A co-worker entertained some travel writers last night at a local bourbon lounge. Their server, a guy in his forties, greeted them and said he’d return with water for the table. He then walked to the bar and suddenly hit the floor. He was dead. EMS pumped his chest while everyone, my co-worker’s table included, watched as they failed to revive him. I found out that he’d been feeling weak and sickly for several days—shortness of breath, pain in his arm, all the classic heart attack symptoms.
How must my co-worker feel that hers was maybe the last face he saw before dying? Personally I’m stuck on how unremarkable his last words were: “I’ll be right back with your water.”
I can’t help but think about what it might be like to die at work, doing something so totally routine and banal—making copies, sitting through a meeting, waiting for the microwave to heat my food. My mind probably on something not in the moment—my last workout, what I want for dinner, the headlight in my car that’s still busted. And then, boom. Nothing.

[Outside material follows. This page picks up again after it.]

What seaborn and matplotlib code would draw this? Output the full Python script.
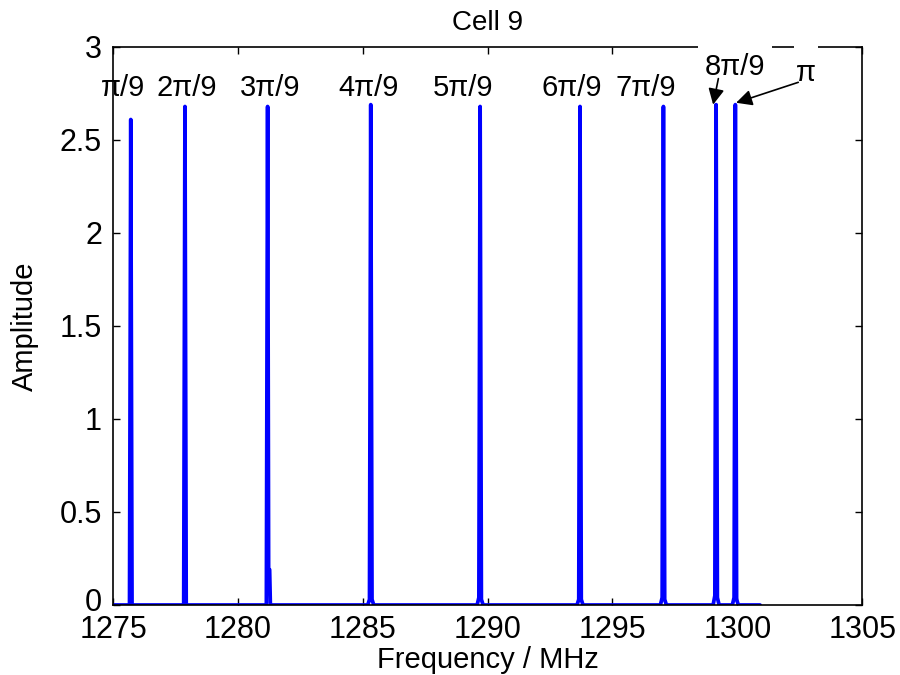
import matplotlib
matplotlib.use("Agg")
import matplotlib.pyplot as plt
from matplotlib.patches import Rectangle
from matplotlib.transforms import ScaledTranslation
import seaborn as sns

# spectrum: thin resonance peaks on a flat baseline
freq_mhz = [
    1275.00, 1275.66, 1275.71, 1275.76,
    1277.83, 1277.88, 1277.93,
    1281.14, 1281.19, 1281.23, 1281.27, 1281.30,
    1285.20, 1285.27, 1285.32, 1285.37, 1285.44,
    1289.58, 1289.65, 1289.70, 1289.75, 1289.82,
    1293.58, 1293.65, 1293.70, 1293.75, 1293.82,
    1296.92, 1296.99, 1297.04, 1297.09, 1297.16,
    1299.03, 1299.10, 1299.15, 1299.20, 1299.27,
    1299.80, 1299.87, 1299.92, 1299.97, 1300.04,
    1300.91,
]
amplitude = [
    0.0, 0.0, 2.61, 0.0,
    0.0, 2.68, 0.0,
    0.0, 2.68, 0.19, 0.19, 0.0,
    0.0, 0.03, 2.69, 0.03, 0.0,
    0.0, 0.04, 2.68, 0.03, 0.0,
    0.0, 0.03, 2.68, 0.03, 0.0,
    0.0, 0.04, 2.68, 0.03, 0.0,
    0.0, 0.05, 2.69, 0.04, 0.0,
    0.0, 0.04, 2.69, 0.03, 0.0,
    0.0,
]

mode_labels = ["π/9", "2π/9", "3π/9", "4π/9", "5π/9", "6π/9", "7π/9"]
x_ticks = [1275, 1280, 1285, 1290, 1295, 1300, 1305]
y_ticks = [0, 0.5, 1, 1.5, 2, 2.5, 3]
y_tick_labels = ["0", "0.5", "1", "1.5", "2", "2.5", "3"]

sns.set_style("ticks")
plt.rcParams["font.family"] = ["Liberation Sans", "DejaVu Sans"]
plt.rcParams["text.color"] = "black"
plt.rcParams["axes.labelcolor"] = "black"
plt.rcParams["xtick.direction"] = "in"
plt.rcParams["ytick.direction"] = "in"

fig = plt.figure(figsize=(9, 6.75), dpi=100)
ax = fig.add_axes([0.1256, 0.1037, 0.8324, 0.8267])

sns.lineplot(x=freq_mhz, y=amplitude, ax=ax, color="#0000ff", linewidth=2.7,
             sort=False, estimator=None)

ax.set_xlim(1275, 1305)
ax.set_ylim(0, 3)
ax.set_xticks(x_ticks)
ax.set_xticklabels([str(t) for t in x_ticks])
ax.set_yticks(y_ticks)
ax.set_yticklabels(y_tick_labels)
ax.tick_params(axis="both", labelsize=22, length=5, width=1,
               top=True, right=True, colors="black")
ax.tick_params(axis="x", pad=7)
ax.tick_params(axis="y", pad=8)
for s in ax.spines.values():
    s.set_linewidth(1.2)
    s.set_color("black")

# lift the "0" a touch so it sits clear of "1275"
zero_lab = ax.yaxis.get_major_ticks()[0].label1
zero_lab.set_transform(zero_lab.get_transform()
                       + ScaledTranslation(0, 4 / 72, fig.dpi_scale_trans))

ax.set_xlabel("Frequency / MHz", fontsize=21, labelpad=1)
ax.set_ylabel("Amplitude", fontsize=21, labelpad=15)
ax.set_title("Cell 9", fontsize=20, pad=12, color="black")

# mode labels above the peaks
label_x = [1275.40, 1277.95, 1281.29, 1285.22, 1289.02, 1293.35, 1296.35]
for lab, lx in zip(mode_labels, label_x):
    ax.text(lx, 2.78, lab, fontsize=21, ha="center", va="center")

box = dict(facecolor="white", edgecolor="none", pad=5)
ax.text(1299.90, 2.89, "8π/9", fontsize=21, ha="center", va="center", bbox=box)
# white patch where the π label cuts the top frame line
ax.add_patch(Rectangle((1302.28, 2.94), 0.97, 0.12, facecolor="white",
                       edgecolor="none", clip_on=False, zorder=3))
ax.text(1302.76, 2.86, "π", fontsize=21, ha="center", va="center", bbox=box)
arrow = dict(arrowstyle="-|>", color="black", lw=1.2, mutation_scale=24,
             shrinkA=0, shrinkB=0)
ax.annotate("", xy=(1299.03, 2.69), xytext=(1299.24, 2.83), arrowprops=arrow)
ax.annotate("", xy=(1299.95, 2.70), xytext=(1302.44, 2.81), arrowprops=arrow)

fig.savefig("out.png", dpi=100)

Or is it nothing? Obviously I’ve been spiritually riveted by this, and it’s got me thinking about things I don’t usually contemplate, and it’s led me to that classic question: what happens when we die?
It’s a pesky question, something I’ve struggled with since escaping twelve years of Baptist brainwashing—otherwise known as my K-12 education. And the answers they gave me, heaven and hell, were just too simplistic and have never made sense to me, and I think are just manifestations of our own insecurities about death anyway.
The best I can come up with is that maybe we’re not supposed to know.